For the purposes of this initial overview tasting, I chose examples from the following producers: (What do VW, PW and LW mean?  Click on my wine scoring system to find out).

La Pousse d’Or Volnay 1er Cru “En Caillerets” 2010 – 93pts LW

A testament to the expression that “patience is a virtue”. At first glance, a restrained, tightly woven offering with a firm structure and seemingly simple earthy, red berry aromas. Upon aeration, the development in glass was superb. The nose showed great elegance, with cassis bud, floral notes and vibrant strawberry aromas. The racy acidity was solidly balanced by a velvetty texture and firm, yet finely grained tannins. The oak is very well integrated, adding lovely textural elements without overpowering the moderate length finish.

Where to Buy: SAQ (the 2010 is sold out, but the 2011 & 2012 – albeit lesser vintages – are available for 94$ and 114$ respectively)

Sylvie Esmonin Gevrey Chambertin Vieilles Vignes 2012 – 91pts LW

Headed up by a fantastic female winemaker, this organic estate makes bold, stylish Gevrey Chambertin. The 2012 old vines cuvée displays enticing mixed black fruits, mocha and forest floor notes. Crisp and juicy on the palate, with lots of body and and good depth through the mid-palate. Big, velvetty tannins frame the finish nicely.
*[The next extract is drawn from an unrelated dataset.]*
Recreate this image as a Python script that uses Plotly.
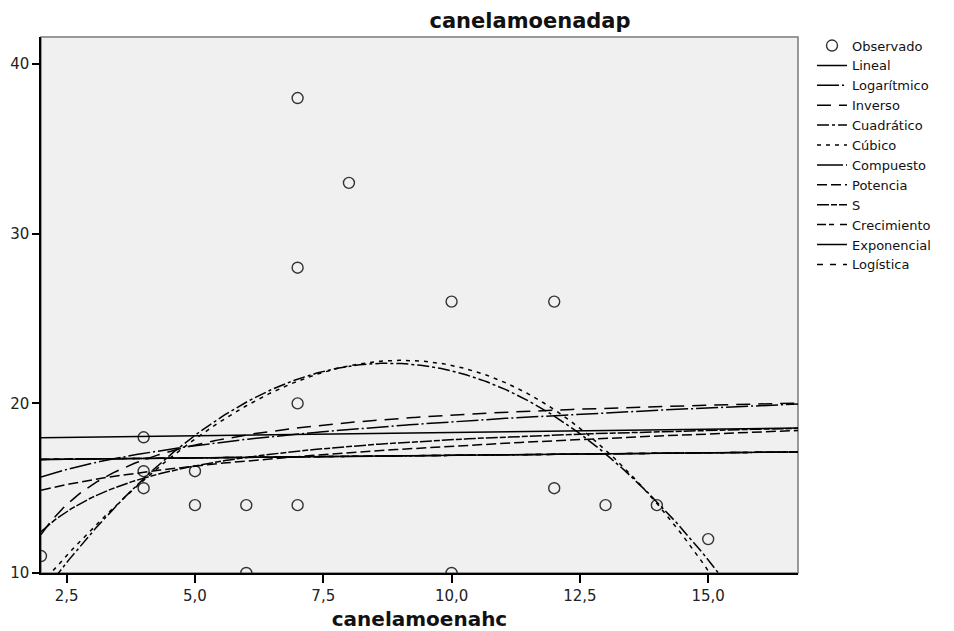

Where to Buy: Not currently sold in Ontario or Quebec

Cloudline Willamette Valley Pinot Noir 2013 – 90pts. PW

This highly drinkable red offers great value for the price. A pretty, pale ruby colour, offering vibrant red cherry, cranberry and strawberry fruit, with underlying early grey notes. The tart acidity is backed by a fresh, linear structure, subtle rounded tannins and moderate, 13% alcohol.

Where to Buy: SAQ (25.55$)

Coldstream Hills Yarra Valley Pinot Noir 2012 – 87pts. PW

A bigger, bolder wine with a deeper ruby colour, full body and big, chewy tannins. Intense aromas of macerated red fruits, herbal notes and a certain meatiness. Fresh acidity frames the broad, fleshy structure. The oak is just a touch too prominent for my liking, adding toasty, spiced, mocha notes to the finish. The alcohol, though a reasonable 13.5%, feels a little hot.

Where to Buy: SAQ (30.25$)

Wooing Tree “Beetle Juice” Pinot Noir Central Otago 2012 – 89pts. PW

If one can get passed the unattractive label, this Central Otago Pinot has a lot to offer. Deep ruby in colour, with pretty, ripe black berry, black cherry, floral and spiced aromas. The high toned acidity leads into a lifted, juicy core and a toasty oaked finish. The tannins are firm and grippy; potentially needing a couple of years to unwind. The alcohol is a slightly overpowering 14.5%.

Where to Buy: LCBO (39.95$), SAQ (31.50$)

La Crema Sonoma Coast Pinot Noir 2013 – 86pts. PW

Though I am sure this easy drinking, intensely fruit style would have many admirers, it is not the style of Pinot Noir I personally enjoy. Medium ruby in colour, with overt stewed strawberry, cola and spiced notes. Moderate acidity, with a firm yet velvetty structure, jammy fruit on the palate and vanilla and custard cream oak flavours on the fairly short finish.